■ Task description: Leave the pictures out and retype the lines from the beginning through the line with "plt.rcParams['mathtext.it'] = 'Liberation", both ends included.
-- BEGIN Dataset excerpt --
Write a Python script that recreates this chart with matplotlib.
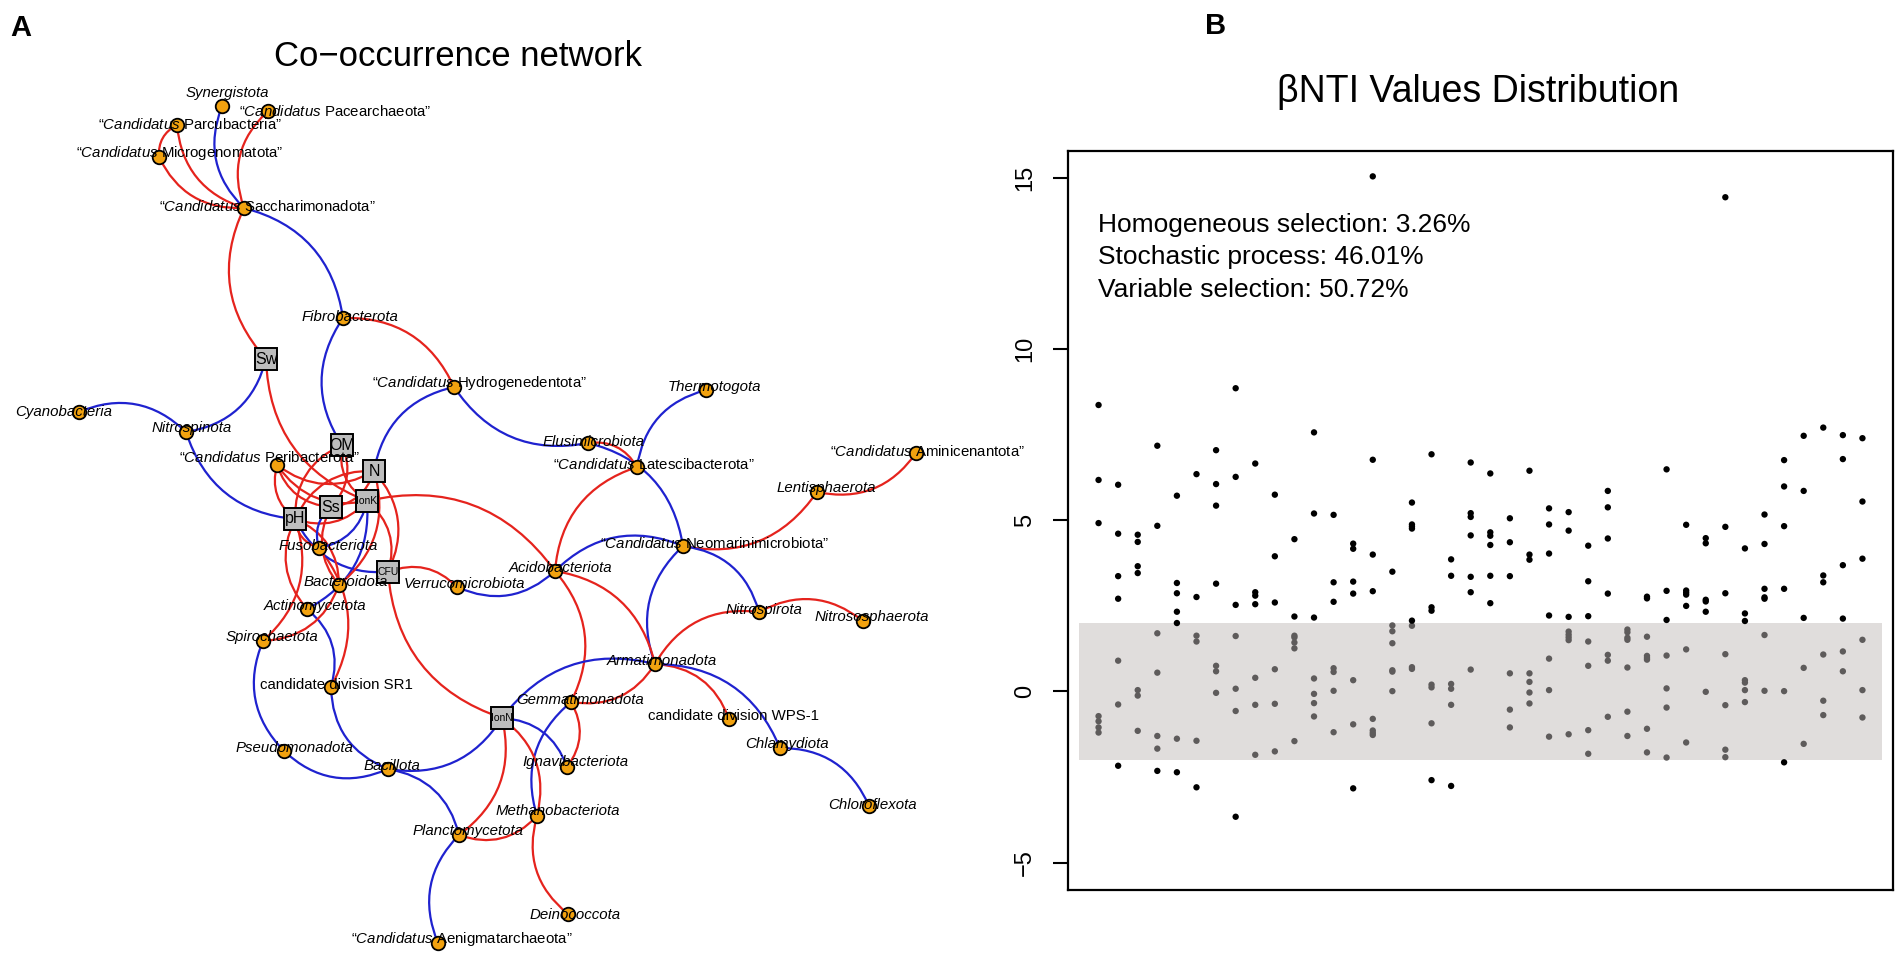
import numpy as np
import matplotlib
matplotlib.use("Agg")
import matplotlib.pyplot as plt
from matplotlib.path import Path
from matplotlib.patches import PathPatch, Rectangle

plt.rcParams['font.family'] = ['Liberation Sans', 'DejaVu Sans']
plt.rcParams['mathtext.fontset'] = 'custom'
plt.rcParams['mathtext.rm'] = 'Liberation Sans'
plt.rcParams['mathtext.it'] = 'Liberation Sans:italic'

# ---- network: taxa (layout positions, in pixels) ----
taxa = ["Synergistota", "Pacearchaeota", "Parcubacteria", "Microgenomatota",
        "Saccharimonadota", "Fibrobacterota", "Hydrogenedentota", "Cyanobacteria",
        "Nitrospinota", "Peribacterota", "Elusimicrobiota", "Thermotogota",
        "Latescibacterota", "Aminicenantota", "Lentisphaerota", "Fusobacteriota",
        "Neomarinimicrobiota", "Acidobacteriota", "Bacteroidota", "Verrucomicrobiota",
        "Actinomycetota", "Nitrospirota", "Nitrososphaerota", "Spirochaetota",
        "Armatimonadota", "SR1", "Gemmatimonadota", "WPS1", "Chlamydiota",
        "Pseudomonadota", "Bacillota", "Ignavibacteriota", "Chloroflexota",
        "Methanobacteriota", "Planctomycetota", "Deinococcota", "Aenigmatarchaeota"]
taxon_label = ["Synergistota", "Pacearchaeota", "Parcubacteria", "Microgenomatota",
               "Saccharimonadota", "Fibrobacterota", "Hydrogenedentota", "Cyanobacteria",
               "Nitrospinota", "Peribacterota", "Elusimicrobiota", "Thermotogota",
               "Latescibacterota", "Aminicenantota", "Lentisphaerota", "Fusobacteriota",
               "Neomarinimicrobiota", "Acidobacteriota", "Bacteroidota", "Verrucomicrobiota",
               "Actinomycetota", "Nitrospirota", "Nitrososphaerota", "Spirochaetota",
               "Armatimonadota", "candidate division SR1", "Gemmatimonadota",
               "candidate division WPS-1", "Chlamydiota", "Pseudomonadota", "Bacillota",
               "Ignavibacteriota", "Chloroflexota", "Methanobacteriota", "Planctomycetota",
               "Deinococcota", "Aenigmatarchaeota"]
# i = italic, c = "Candidatus" form, n = plain
taxon_style = ["i", "c", "c", "c", "c", "i", "c", "i", "i", "c", "i", "i", "c", "c",
               "i", "i", "c", "i", "i", "i", "i", "i", "i", "i", "i", "n", "i", "n",
               "i", "i", "i", "i", "i", "i", "i", "i", "c"]
taxon_x = [222, 268, 177, 159, 244, 343, 454, 79, 186, 277, 588, 706, 637, 916, 817,
           319, 683, 555, 339, 457, 307, 759, 863, 263, 655, 331, 571, 729, 780, 284,
           388, 567, 869, 537, 459, 568, 438]
taxon_y = [106, 111, 125, 157, 208, 318, 387, 412, 432, 465, 443, 390, 467, 453, 492,
           548, 546, 571, 585, 587, 609, 612, 621, 641, 664, 687, 702, 719, 748, 751,
           769, 767, 806, 816, 835, 914, 943]
label_x = [227, 335, 190, 180, 267, 350, 479, 64, 192, 269, 594, 714, 654, 927, 826,
           328, 715, 561, 346, 464, 315, 764, 872, 272, 662, 336, 580, 734, 787, 294,
           392, 575, 872, 558, 468, 575, 462]
label_y = [93, 111, 124, 153, 206, 317, 383, 412, 428, 457, 442, 387, 464, 451, 488,
           546, 544, 568, 582, 584, 606, 610, 617, 637, 661, 685, 700, 716, 744, 748,
           766, 762, 805, 811, 831, 915, 939]

# environmental factors
env = ["Sw", "OM", "N", "IonK", "Ss", "pH", "CFU", "IonN"]
env_x = [266, 342, 374, 367, 331, 295, 388, 502]
env_y = [359, 445, 471, 501, 507, 519, 572, 718]

# edges: (from, to, sign of correlation, bend side)
edges = [
    ("Parcubacteria", "Saccharimonadota", "pos", 1),
    ("Microgenomatota", "Saccharimonadota", "pos", 1),
    ("Parcubacteria", "Microgenomatota", "pos", 1),
    ("Synergistota", "Saccharimonadota", "neg", 1),
    ("Pacearchaeota", "Saccharimonadota", "pos", 1),
    ("Saccharimonadota", "Sw", "pos", 1),
    ("Saccharimonadota", "Fibrobacterota", "neg", -1),
    ("Fibrobacterota", "Hydrogenedentota", "pos", -1),
    ("Fibrobacterota", "OM", "neg", 1),
    ("Sw", "Nitrospinota", "neg", -1),
    ("Cyanobacteria", "Nitrospinota", "neg", -1),
    ("Nitrospinota", "pH", "neg", 1),
    ("Sw", "IonK", "pos", 1),
    ("Hydrogenedentota", "N", "neg", 1),
    ("Hydrogenedentota", "Elusimicrobiota", "neg", 1),
    ("Thermotogota", "Latescibacterota", "neg", 1),
    ("Elusimicrobiota", "Neomarinimicrobiota", "neg", -1),
    ("Elusimicrobiota", "Latescibacterota", "pos", -1),
    ("Latescibacterota", "Acidobacteriota", "pos", 1),
    ("Acidobacteriota", "Neomarinimicrobiota", "neg", -1),
    ("Verrucomicrobiota", "Acidobacteriota", "neg", 1),
    ("Neomarinimicrobiota", "Lentisphaerota", "pos", 1),
    ("Lentisphaerota", "Aminicenantota", "pos", 1),
    ("Neomarinimicrobiota", "Nitrospirota", "neg", -1),
    ("Neomarinimicrobiota", "Armatimonadota", "neg", 1),
    ("Nitrospirota", "Nitrososphaerota", "pos", -1),
    ("Nitrospirota", "Armatimonadota", "pos", 1),
    ("Acidobacteriota", "Armatimonadota", "pos", -1),
    ("Acidobacteriota", "Gemmatimonadota", "pos", -1),
    ("IonK", "Acidobacteriota", "pos", -1),
    ("CFU", "Verrucomicrobiota", "pos", -1),
    ("CFU", "IonN", "pos", 1),
    ("Armatimonadota", "IonN", "neg", 1),
    ("Armatimonadota", "Gemmatimonadota", "pos", -1),
    ("Armatimonadota", "WPS1", "pos", -1),
    ("Armatimonadota", "Chlamydiota", "neg", -1),
    ("Chlamydiota", "Chloroflexota", "neg", -1),
    ("Gemmatimonadota", "Ignavibacteriota", "pos", -1),
    ("Gemmatimonadota", "Methanobacteriota", "neg", 1),
    ("IonN", "Ignavibacteriota", "neg", -1),
    ("IonN", "Methanobacteriota", "pos", -1),
    ("IonN", "Planctomycetota", "pos", -1),
    ("IonN", "Bacillota", "neg", -1),
    ("Methanobacteriota", "Planctomycetota", "pos", -1),
    ("Methanobacteriota", "Deinococcota", "pos", 1),
    ("Planctomycetota", "Aenigmatarchaeota", "neg", 1),
    ("Bacillota", "Planctomycetota", "neg", -1),
    ("Bacillota", "Pseudomonadota", "neg", -1),
    ("Bacillota", "SR1", "neg", -1),
    ("Pseudomonadota", "Spirochaetota", "neg", -1),
    ("SR1", "Actinomycetota", "neg", 1),
    ("SR1", "Fusobacteriota", "pos", 1),
    ("Spirochaetota", "Bacteroidota", "pos", 1),
    ("pH", "Spirochaetota", "pos", -1),
    ("Actinomycetota", "IonK", "neg", 1),
    ("pH", "CFU", "neg", 1),
    ("Peribacterota", "Ss", "pos", 1),
    ("Peribacterota", "IonK", "pos", 1),
    ("Peribacterota", "N", "pos", 1),
    ("OM", "pH", "pos", 1),
    ("OM", "Ss", "pos", -1),
    ("OM", "IonK", "pos", 1),
    ("N", "pH", "pos", 1),
    ("N", "Ss", "pos", -1),
    ("N", "CFU", "pos", -1),
    ("IonK", "pH", "pos", -1),
    ("pH", "Fusobacteriota", "pos", 1),
    ("pH", "Bacteroidota", "pos", -1),
    ("Ss", "Bacteroidota", "pos", 1),
    ("N", "Bacteroidota", "pos", -1),
    ("IonK", "CFU", "pos", -1),
    ("pH", "Actinomycetota", "pos", 1),
    ("Ss", "Fusobacteriota", "neg", 1),
    ("IonK", "Fusobacteriota", "neg", -1),
    ("Peribacterota", "pH", "pos", 1),
]

# ---- beta NTI values, one list per sample (x = 1..40) ----
bnti = [
    [8.37, 6.18, 4.92, -0.72, -0.87, -1.05, -1.20],
    [6.04, 4.61, 3.37, 2.71, 0.90, -0.38, -2.17],
    [4.58, 4.37, 3.66, 3.46, 0.04, -0.12, -1.15],
    [7.18, 4.84, 1.70, 0.55, -1.30, -1.67, -2.32],
    [5.72, 3.17, 2.87, 2.33, 2.00, -1.38, -2.36],
    [6.35, 2.76, 1.63, 1.46, -1.44, -2.80],
    [7.05, 6.06, 5.43, 3.15, 0.75, 0.59, -0.04],
    [8.86, 6.27, 2.53, 1.62, 0.08, -0.57, -3.66],
    [6.66, 2.90, 2.80, 2.55, 0.40, -0.39, -1.85],
    [5.75, 3.95, 2.60, 0.65, -0.36, -1.75],
    [4.45, 2.19, 1.63, 1.58, 1.43, 1.26, -1.45],
    [7.57, 5.20, 2.16, 0.38, -0.07, -0.34, -0.73],
    [5.16, 3.19, 2.62, 0.68, 0.57, 0.02, -1.19],
    [4.32, 4.17, 3.21, 2.86, 0.33, -0.96, -2.83],
    [15.05, 6.77, 4.00, 2.93, -0.80, -1.14, -1.21, -1.27],
    [3.50, 1.93, 1.76, 1.41, 0.62, 0.58, 0.01],
    [5.52, 4.88, 4.82, 4.76, 2.07, 1.92, 0.71, 0.66],
    [6.93, 2.46, 2.36, 0.20, 0.12, -0.93, -2.59],
    [3.86, 3.38, 0.22, 0.08, -0.39, -2.76],
    [6.69, 5.21, 5.10, 4.56, 3.35, 2.90, 0.64],
    [6.37, 4.65, 4.55, 4.28, 3.38, 2.58],
    [5.06, 4.36, 3.37, 0.53, -0.53, -1.05],
    [6.45, 4.00, 3.85, 0.53, 0.28, -0.03, -0.35],
    [5.35, 4.88, 4.03, 2.22, 0.96, 0.04, -1.32],
    [5.24, 4.70, 2.18, 1.75, 1.66, 1.58, 1.50, -1.25],
    [4.26, 3.22, 2.20, 1.46, 0.75, -1.13, -1.82],
    [5.86, 5.38, 4.47, 2.86, 1.07, 0.90, -0.74],
    [1.81, 1.73, 1.57, 1.51, 0.70, -0.59, -1.30],
    [2.77, 2.72, 1.60, 1.04, 0.98, 0.93, -1.09, -1.78],
    [6.49, 2.94, 2.09, 1.05, 0.09, -0.47, -1.93],
    [4.87, 2.95, 2.89, 2.83, 2.50, 1.23, -1.49],
    [4.48, 4.33, 2.68, 2.63, 2.33, -0.01],
    [14.44, 4.81, 2.87, 1.09, -0.40, -1.70, -1.92],
    [4.18, 2.28, 2.06, 0.33, 0.26, 0.04, -0.31],
    [5.17, 4.31, 3.00, 2.75, 2.71, 1.65, 0.02],
    [6.76, 5.99, 4.83, 3.00, 0.01, -2.07],
    [7.47, 5.86, 2.15, 0.69, -1.53],
    [7.71, 3.39, 3.19, 1.08, -0.27, -0.69],
    [7.49, 6.79, 3.69, 2.13, 1.17, 0.59],
    [7.40, 5.55, 3.88, 1.51, 0.04, -0.76],
]
summary_lines = ["Homogeneous selection: 3.26%",
                 "Stochastic process: 46.01%",
                 "Variable selection: 50.72%"]

W, H = 1901, 956
fig = plt.figure(figsize=(W / 100, H / 100), dpi=100)

# ---------------- panel A ----------------
ax = fig.add_axes([0, 0, 1, 1])
ax.set_xlim(0, W)
ax.set_ylim(H, 0)
ax.axis('off')

pos = {}
for k, x, y in zip(taxa, taxon_x, taxon_y):
    pos[k] = (x, y)
for k, x, y in zip(env, env_x, env_y):
    pos[k] = (x, y)

edge_col = {"pos": "#e5231d", "neg": "#1f22cf"}
for a, b, sgn, side in edges:
    x0, y0 = pos[a]
    x1, y1 = pos[b]
    dx, dy = x1 - x0, y1 - y0
    L = np.hypot(dx, dy)
    px, py = -dy / L, dx / L
    cx = (x0 + x1) / 2 + side * 0.33 * L * px
    cy = (y0 + y1) / 2 + side * 0.33 * L * py
    path = Path([(x0, y0), (cx, cy), (x1, y1)],
                [Path.MOVETO, Path.CURVE3, Path.CURVE3])
    ax.add_patch(PathPatch(path, fc='none', ec=edge_col[sgn], lw=1.6, zorder=1))

ax.scatter(taxon_x, taxon_y, s=95, c='#f2a20f', edgecolors='black',
           linewidths=1.3, zorder=3)

box = 22
for k, x, y in zip(env, env_x, env_y):
    ax.add_patch(Rectangle((x - box / 2, y - box / 2), box, box, fc='#bdbdbd',
                           ec='black', lw=1.4, zorder=3))
    fs = 7.5 if len(k) > 2 else 11.5
    ax.text(x, y, k, ha='center', va='center', fontsize=fs, zorder=4)

for lab, sty, x, y in zip(taxon_label, taxon_style, label_x, label_y):
    if sty == "c":
        txt = "\u201c$\\mathit{Candidatus}$ " + lab + "\u201d"
        ax.text(x, y, txt, ha='center', va='center', fontsize=10.8, zorder=5)
    elif sty == "i":
        ax.text(x, y, lab, ha='center', va='center', fontsize=10.8,
                style='italic', zorder=5)
    else:
        ax.text(x, y, lab, ha='center', va='center', fontsize=10.8, zorder=5)

ax.text(458, 56, "Co\u2212occurrence network", ha='center', va='center', fontsize=25)
ax.text(21, 28, "A", ha='center', va='center', fontsize=21, fontweight='bold')
ax.text(1216, 26, "B", ha='center', va='center', fontsize=21, fontweight='bold')
ax.text(1478, 92, "\u03b2NTI Values Distribution", ha='center', va='center', fontsize=27)

# ---------------- panel B ----------------
bx = fig.add_axes([1068 / W, (H - 890) / H, 825 / W, 739.3 / H])
bx.add_patch(Rectangle((0, -2), 41, 4, fc='#e0dddc', ec='none', zorder=0))
xs, ys = [], []
for i, vals in enumerate(bnti):
    for v in vals:
        xs.append(i + 1)
        ys.append(v)
xs = np.array(xs)
ys = np.array(ys)
inside = np.abs(ys) < 2
bx.scatter(xs[inside], ys[inside], s=21, c='#5e5b5b', edgecolors='none', zorder=2)
bx.scatter(xs[~inside], ys[~inside], s=21, c='black', edgecolors='none', zorder=2)
bx.set_xlim(-0.56, 41.56)
bx.set_ylim(-5.8, 15.8)
bx.set_xticks([])
bx.set_yticks([-5, 0, 5, 10, 15])
bx.tick_params(axis='y', length=11, width=1.5, pad=12, labelsize=17)
for lbl in bx.get_yticklabels():
    lbl.set_rotation(90)
    lbl.set_va('center')
for sp in bx.spines.values():
    sp.set_linewidth(1.6)
for j, line in enumerate(summary_lines):
    bx.text(0.036, 0.9 - j * 0.0443, line, transform=bx.transAxes,
            ha='left', va='center', fontsize=19)

fig.savefig("out.png", dpi=100)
-- END Dataset excerpt --
■ Answer below:
Write a Python script that recreates this chart with matplotlib.
import numpy as np
import matplotlib
matplotlib.use("Agg")
import matplotlib.pyplot as plt
from matplotlib.path import Path
from matplotlib.patches import PathPatch, Rectangle

plt.rcParams['font.family'] = ['Liberation Sans', 'DejaVu Sans']
plt.rcParams['mathtext.fontset'] = 'custom'
plt.rcParams['mathtext.rm'] = 'Liberation Sans'
plt.rcParams['mathtext.it'] = 'Liberation Sans:italic'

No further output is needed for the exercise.